El Nuevo Testamento confirma que tanto el varón como la mujer han sido creados por Dios y tienen igual dignidad ante Él, y cada uno, en esfuerzo mancomunado, se responsabiliza a su manera del matrimonio y de su vida conyugal, en la que ambos están obligados a una fidelidad permanente en la que experimentan la gracia y la asistencia de Dios.
En el Sermón de la Montaña, Jesús dice: «Habéis oído que fue dicho: No adulterarás. Pero yo os digo que todo el que mira a una mujer deseándola, ya adulteró con ella en su corazón» (Mt 5,27-28). Con esto Jesús da por sentado que la mujer es una persona que merece amor, y que quien la trata con deseo sexual desprovisto de amor, la ofende.
Aunque Jesús no intentó directamente un cambio en la situación jurídica de la mujer, que estaba en condición de clara inferioridad, muy lejos de la paridad de derechos, su comportamiento práctico indica una estima y consideración muy profundas de las aspiraciones humanas y religiosas de la mujer, algo no normal en aquella época. En su comitiva estaban, además de los Doce y demás discípulos, un cierto número de mujeres que seguían sus pasos y le servían con sus bienes, a Él y a los suyos (Lc 8,1-3).

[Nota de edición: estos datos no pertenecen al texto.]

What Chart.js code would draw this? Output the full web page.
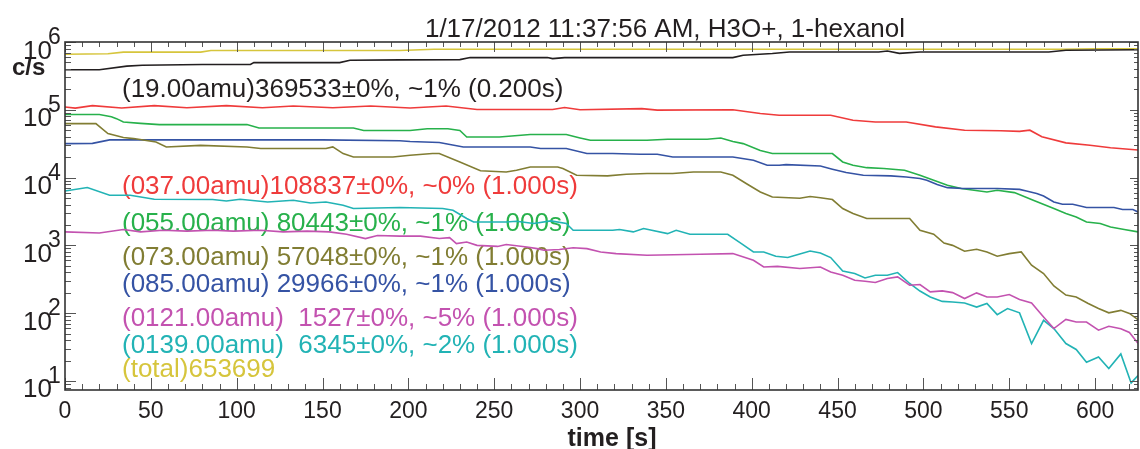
<!DOCTYPE html>
<html>
<head>
<meta charset="utf-8">
<script src="https://cdn.jsdelivr.net/npm/chart.js@4.4.1/dist/chart.umd.min.js"></script>
<style>
  body { margin: 0; background: #fff; }
  #plot { display: block; }
</style>
</head>
<body>
<canvas id="plot" width="1140" height="449"></canvas>
<script>
// count rates (c/s) per mass, time in seconds
const totalTime = [0, 25, 34, 79, 85, 195, 215, 580, 600, 625];
const totalCps  = [6.6e5, 6.7e5, 7.1e5, 7.1e5, 7.5e5, 7.5e5, 7.8e5, 7.8e5, 7.95e5, 7.95e5];

const m19Time = [0, 20, 36, 45, 80, 108, 110, 160, 166, 195, 230, 236, 281, 284, 291, 389, 395, 412, 422, 474, 479, 486, 498, 573, 583, 625];
const m19Cps  = [3.9e5, 3.9e5, 4.4e5, 4.55e5, 4.65e5, 4.65e5, 4.97e5, 4.97e5, 5.37e5, 5.45e5, 5.5e5, 5.89e5, 5.89e5, 5.69e5, 5.89e5, 5.89e5, 6.37e5, 6.75e5, 7.13e5, 7.13e5, 7.35e5, 6.8e5, 7.13e5, 7.13e5, 7.55e5, 7.7e5];

const m37Time = [0, 6, 16, 33, 52, 71, 94, 115, 133, 156, 178, 201, 222, 240, 284, 291, 300, 336, 345, 389, 405, 416, 446, 459, 472, 490, 507, 524, 545, 556, 562, 569, 583, 597, 609, 625];
const m37Cps  = [1.1e5, 1.06e5, 1.15e5, 1.06e5, 1.15e5, 1.07e5, 1.15e5, 1.07e5, 1.14e5, 1.07e5, 1.14e5, 1.06e5, 1.14e5, 1.01e5, 1.01e5, 1.08e5, 1.0e5, 1.04e5, 9.9e4, 1.0e5, 8.8e4, 8.3e4, 8.3e4, 7.0e4, 6.6e4, 6.6e4, 5.6e4, 5.0e4, 4.9e4, 4.8e4, 5.0e4, 4.0e4, 3.25e4, 3.0e4, 2.75e4, 2.55e4];

const m55Time = [0, 20, 27, 30, 34, 44, 55, 106, 113, 168, 174, 201, 211, 223, 230, 234, 253, 271, 292, 300, 306, 339, 351, 374, 382, 389, 395, 405, 412, 447, 453, 459, 467, 477, 489, 498, 506, 514, 522, 537, 543, 553, 564, 576, 583, 589, 595, 603, 609, 617, 625];
const m55Cps  = [8.5e4, 8.5e4, 7.9e4, 7.4e4, 6.6e4, 6.3e4, 6.05e4, 6.05e4, 5.4e4, 5.4e4, 4.95e4, 4.95e4, 5.25e4, 5.25e4, 4.95e4, 3.97e4, 3.97e4, 4.31e4, 4.31e4, 3.84e4, 3.55e4, 3.55e4, 3.67e4, 3.67e4, 3.84e4, 3.4e4, 3.17e4, 2.5e4, 2.26e4, 2.26e4, 1.7e4, 1.52e4, 1.4e4, 1.36e4, 1.28e4, 1.08e4, 9.1e3, 7.7e3, 6.9e3, 6.14e3, 6.5e3, 6.0e3, 4.63e3, 3.49e3, 2.95e3, 2.62e3, 2.21e3, 2.1e3, 1.87e3, 1.71e3, 1.58e3];

const m73Time = [0, 18, 25, 34, 40, 53, 59, 79, 106, 114, 152, 156, 162, 168, 191, 201, 214, 218, 230, 242, 257, 263, 271, 287, 290, 298, 316, 327, 339, 354, 366, 382, 389, 397, 405, 412, 428, 434, 440, 447, 453, 459, 467, 492, 498, 506, 512, 517, 524, 531, 537, 543, 550, 557, 563, 570, 576, 583, 589, 596, 602, 608, 615, 620, 625];
const m73Cps  = [6.26e4, 6.26e4, 4.46e4, 3.9e4, 3.76e4, 3.35e4, 2.83e4, 2.99e4, 2.83e4, 2.68e4, 2.68e4, 2.83e4, 2.26e4, 2.01e4, 2.01e4, 2.13e4, 2.26e4, 2.26e4, 1.7e4, 1.26e4, 1.21e4, 1.28e4, 1.43e4, 1.43e4, 1.36e4, 1.08e4, 1.06e4, 1.12e4, 1.15e4, 1.15e4, 1.21e4, 1.21e4, 1.08e4, 8.1e3, 6.14e3, 5.18e3, 4.95e3, 5.25e3, 5.05e3, 4.74e3, 3.49e3, 2.95e3, 2.49e3, 2.49e3, 1.67e3, 1.46e3, 1.08e3, 1.0e3, 820, 875, 800, 690, 756, 800, 509, 384, 252, 185, 173, 139, 117, 101, 110, 99, 80];

const m85Time = [0, 16, 26, 150, 195, 201, 218, 232, 271, 277, 292, 304, 319, 335, 345, 354, 389, 401, 409, 416, 420, 440, 447, 455, 465, 481, 490, 498, 502, 508, 514, 523, 543, 556, 560, 566, 570, 576, 581, 587, 595, 611, 616, 622, 625];
const m85Cps  = [3.17e4, 3.2e4, 3.6e4, 3.6e4, 3.5e4, 3.4e4, 3.3e4, 2.83e4, 2.83e4, 2.68e4, 2.68e4, 2.26e4, 2.26e4, 2.21e4, 2.21e4, 2.01e4, 2.01e4, 1.8e4, 1.52e4, 1.52e4, 1.55e4, 1.48e4, 1.33e4, 1.19e4, 1.08e4, 1.06e4, 1.02e4, 9.67e3, 9.12e3, 7.89e3, 7.1e3, 6.89e3, 6.89e3, 6.7e3, 6.34e3, 5.81e3, 5.35e3, 4.37e3, 4.04e3, 4.04e3, 3.61e3, 3.61e3, 3.38e3, 3.38e3, 3.11e3];

const m121Time = [0, 20, 34, 44, 57, 71, 86, 98, 114, 127, 141, 154, 164, 175, 182, 195, 207, 218, 224, 228, 234, 240, 252, 257, 269, 275, 279, 288, 296, 304, 312, 321, 339, 370, 389, 401, 407, 415, 428, 440, 446, 453, 460, 466, 472, 479, 485, 492, 498, 504, 511, 517, 524, 531, 537, 543, 550, 556, 563, 570, 576, 583, 589, 595, 602, 608, 615, 620, 625];
const m121Cps  = [1.58e3, 1.52e3, 1.71e3, 1.58e3, 1.67e3, 1.62e3, 1.67e3, 1.62e3, 1.67e3, 1.58e3, 1.62e3, 1.58e3, 1.46e3, 1.26e3, 1.4e3, 1.37e3, 1.37e3, 1.26e3, 1.3e3, 1.06e3, 1.12e3, 1.0e3, 965, 1.03e3, 946, 895, 847, 867, 920, 895, 800, 756, 715, 739, 756, 603, 480, 490, 455, 480, 405, 362, 306, 296, 283, 324, 342, 258, 264, 206, 213, 201, 164, 199, 173, 173, 188, 159, 141, 88, 59.3, 81, 74, 74, 56, 64, 59, 52, 36];

const m139Time = [0, 13, 26, 38, 52, 86, 94, 102, 118, 133, 143, 152, 162, 168, 195, 220, 226, 234, 238, 257, 263, 273, 283, 292, 296, 319, 323, 331, 337, 351, 356, 364, 386, 394, 401, 407, 414, 421, 427, 434, 440, 446, 453, 460, 466, 472, 479, 485, 492, 498, 504, 511, 517, 524, 531, 537, 543, 549, 556, 563, 570, 576, 583, 589, 595, 602, 608, 615, 621, 625];
const m139Cps  = [6.34e3, 7.12e3, 5.48e3, 5.48e3, 4.79e3, 4.75e3, 4.52e3, 4.79e3, 4.37e3, 4.63e3, 4.22e3, 4.37e3, 3.91e3, 3.49e3, 3.61e3, 3.49e3, 3.3e3, 2.49e3, 2.21e3, 2.21e3, 2.27e3, 2.1e3, 2.3e3, 2.1e3, 1.67e3, 1.67e3, 1.71e3, 1.58e3, 1.77e3, 1.49e3, 1.67e3, 1.46e3, 1.46e3, 1.06e3, 800, 800, 690, 661, 731, 826, 773, 661, 419, 384, 330, 362, 362, 397, 274, 212, 173, 149, 146, 141, 123, 139, 95, 117, 101, 35.6, 78.5, 59.3, 35.6, 29.1, 18.9, 22.6, 15.2, 25, 9.35, 12];

const notes = [
  '(19.00amu)369533\u00b10%, ~1% (0.200s)',
  '(037.00amu)108837\u00b10%, ~0% (1.000s)',
  '(055.00amu) 80443\u00b10%, ~1% (1.000s)',
  '(073.00amu) 57048\u00b10%, ~1% (1.000s)',
  '(085.00amu) 29966\u00b10%, ~1% (1.000s)',
  '(0121.00amu)  1527\u00b10%, ~5% (1.000s)',
  '(0139.00amu)  6345\u00b10%, ~2% (1.000s)',
  '(total)653699'
];
const xTickValues = [0, 50, 100, 150, 200, 250, 300, 350, 400, 450, 500, 550, 600];
const yDecades = [1, 2, 3, 4, 5, 6];

const FONT = '"Liberation Sans", Arial, Helvetica, sans-serif';
const INK = '#231f20';
const C = {
  total: '#d6c53c', m19: '#231f20', m37: '#ef3b3b', m55: '#27b14b',
  m73: '#817d33', m85: '#3553a4', m121: '#c352b0', m139: '#22b3b5'
};
const noteColors = [C.m19, C.m37, C.m55, C.m73, C.m85, C.m121, C.m139, C.total];
const noteBaselines = [97, 194, 231, 265, 292, 326, 353, 377];

function pairs(ts, vs) { return ts.map((t, i) => ({ x: t, y: vs[i] })); }

function line(ts, vs, color) {
  return { data: pairs(ts, vs), borderColor: color, borderWidth: 1.6, pointRadius: 0, tension: 0, fill: false };
}

// axis frame with inward ticks, superscript decade labels and text
const frame = {
  id: 'frame',
  beforeDatasetsDraw(chart) {
    const ctx = chart.ctx;
    ctx.save();
    ctx.font = '26px ' + FONT;
    ctx.textAlign = 'left';
    ctx.textBaseline = 'alphabetic';
    notes.forEach((s, i) => {
      ctx.fillStyle = noteColors[i];
      ctx.fillText(s, 122, noteBaselines[i]);
    });
    ctx.restore();
  },
  afterDraw(chart) {
    const ctx = chart.ctx;
    const a = chart.chartArea;
    const xs = chart.scales.x, ys = chart.scales.y;
    ctx.save();

    ctx.strokeStyle = '#555';
    ctx.lineWidth = 1;
    ctx.beginPath();
    for (let t = 0; t <= 625; t += 10) {
      const px = Math.round(xs.getPixelForValue(t)) + 0.5;
      const major = t % 50 === 0;
      ctx.moveTo(px, a.bottom); ctx.lineTo(px, a.bottom - (major ? 12 : 6));
      ctx.moveTo(px, a.top); ctx.lineTo(px, a.top + (major ? 10 : 5));
    }
    for (let k = 0; k <= 6; k++) {
      for (let m = 1; m <= 9; m++) {
        const v = m * Math.pow(10, k);
        if (v < ys.min || v > ys.max) continue;
        const py = Math.round(ys.getPixelForValue(v)) + 0.5;
        const major = m === 1;
        ctx.moveTo(a.left, py); ctx.lineTo(a.left + (major ? 11 : 6), py);
        ctx.moveTo(a.right, py); ctx.lineTo(a.right - (major ? 8 : 4), py);
      }
    }
    ctx.stroke();

    ctx.strokeStyle = '#333';
    ctx.lineWidth = 1.6;
    ctx.strokeRect(a.left, a.top, a.right - a.left, a.bottom - a.top);

    ctx.fillStyle = INK;
    ctx.textBaseline = 'alphabetic';
    ctx.font = '23px ' + FONT;
    ctx.textAlign = 'center';
    xTickValues.forEach(t => ctx.fillText(String(t), xs.getPixelForValue(t), 418));

    yDecades.forEach(k => {
      const py = ys.getPixelForValue(Math.pow(10, k));
      ctx.font = '26px ' + FONT;
      ctx.textAlign = 'right';
      ctx.fillText('10', 52, py + 16.5);
      ctx.font = '23px ' + FONT;
      ctx.textAlign = 'left';
      ctx.fillText(String(k), 48, py + 2);
    });

    ctx.font = 'bold 24px ' + FONT;
    ctx.textAlign = 'left';
    ctx.fillText('c/s', 12, 75);

    ctx.font = 'bold 25px ' + FONT;
    ctx.textAlign = 'center';
    ctx.fillText('time [s]', 612, 446);

    ctx.font = '26px ' + FONT;
    ctx.fillText('1/17/2012 11:37:56 AM, H3O+, 1-hexanol', 665, 37);
    ctx.restore();
  }
};

new Chart(document.getElementById('plot'), {
  type: 'line',
  data: {
    datasets: [
      line(m121Time, m121Cps, C.m121),
      line(m139Time, m139Cps, C.m139),
      line(m73Time, m73Cps, C.m73),
      line(m85Time, m85Cps, C.m85),
      line(m55Time, m55Cps, C.m55),
      line(m37Time, m37Cps, C.m37),
      line(m19Time, m19Cps, C.m19),
      line(totalTime, totalCps, C.total)
    ]
  },
  options: {
    responsive: false,
    animation: false,
    layout: { padding: { left: 65, right: 2, top: 42, bottom: 59 } },
    plugins: { legend: { display: false }, tooltip: { enabled: false } },
    scales: {
      x: { type: 'linear', min: 0, max: 625, display: false },
      y: { type: 'logarithmic', min: 7.35, max: 1e6, display: false }
    }
  },
  plugins: [frame]
});
</script>
</body>
</html>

Jesús, además, pone en tela de juicio desde su propia autoridad magisterial y profética las interpretaciones de los maestros judíos e incluso da por superadas prescripciones del mismo Moisés (Mt 5,31-39). Si su función mesiánica lo exigía se colocaba por encima de la barrera de las costumbres y opiniones farisaicas: (episodios de la samaritana (Jn 4,4-46), de la adúltera (Jn 8,111), de la hemorroísa (Mc 5,25-34), de la cananea (Mc 7,24-30), de la pecadora arrepentida (Lc 7,36-50), de María Magdalena (Lc 8,2), de su amistad con las hermanas de Lázaro, Marta y María (Jn 11,5), etc.). En su práctica pastoral de acoger a los marginados y pecadores de su tiempo, Jesús tenía un exquisito cuidado en explicar el porqué de sus actitudes. No negaba la acogida, pero sí ofrecía las explicaciones necesarias para que su gesto pudiera ser aceptado por las personas de buena voluntad.
El evangelio no presenta un dualismo donde hombre y mujer se oponen, sino que ofrece una propuesta de vida donde todos tienen derecho a una relación humana, igualitaria y responsable. Jesús nos revela la voluntad divina sobre el matrimonio y la familia, desvelándonos en su predicación y obras el plan de Dios sobre ellos. Al llevar a sus últimas consecuencias la ley mosaica (Mt 5,17) da así al matrimonio su plenitud final, haciéndolo signo de la unión entre Cristo y la Iglesia. Él mismo nació y vivió en una familia concreta y en el episodio de las bodas de Caná, Jesús muestra su estima por el matrimonio, aceptando gustoso la invitación para él, su madre y sus discípulos, e incluso adelanta su hora, convirtiendo el agua en vino, a fin que la fiesta no fracase y sus discípulos crean en Él (Jn 2,111).
En una época en que ellas eran consideradas social y religiosamente inferiores, Jesús les manifiesta un respeto total, no haciendo en su predicación distinción entre hombres y mujeres. Como los hombres, también ellas oyen la palabra de Dios, reciben la salvación mesiánica y toman parte en el reino de Dios. Después de la resurrección de los muertos, la diferencia de sexo no tendrá ya importancia, puesto que no habrá nupcias ni matrimonio (Mc 12,25). En el Padre Nuestro, Jesús nos invita tanto a hombres como a mujeres a llamar a Dios Padre (Mt 6,9; Lc 11,2). En efecto el dialogar del cristiano con Dios es un dialogar filial, ya que con su proclamación del Reino de Dios lo que Cristo ha venido a hacer al mundo es transformar a los seres humanos en hijos de Dios y consecuentemente en hermanos entre nosotros.
Esta igualdad de derechos en lo religioso que reconoce Jesús a las mujeres tendrá a la larga una profunda influencia y dignificará a la mujer mucho más que cualquier reforma social. Ante todo, la libera del peligro de ser considerada únicamente como mero ser sexual y honra en ella a la persona humana, a la hija de Dios.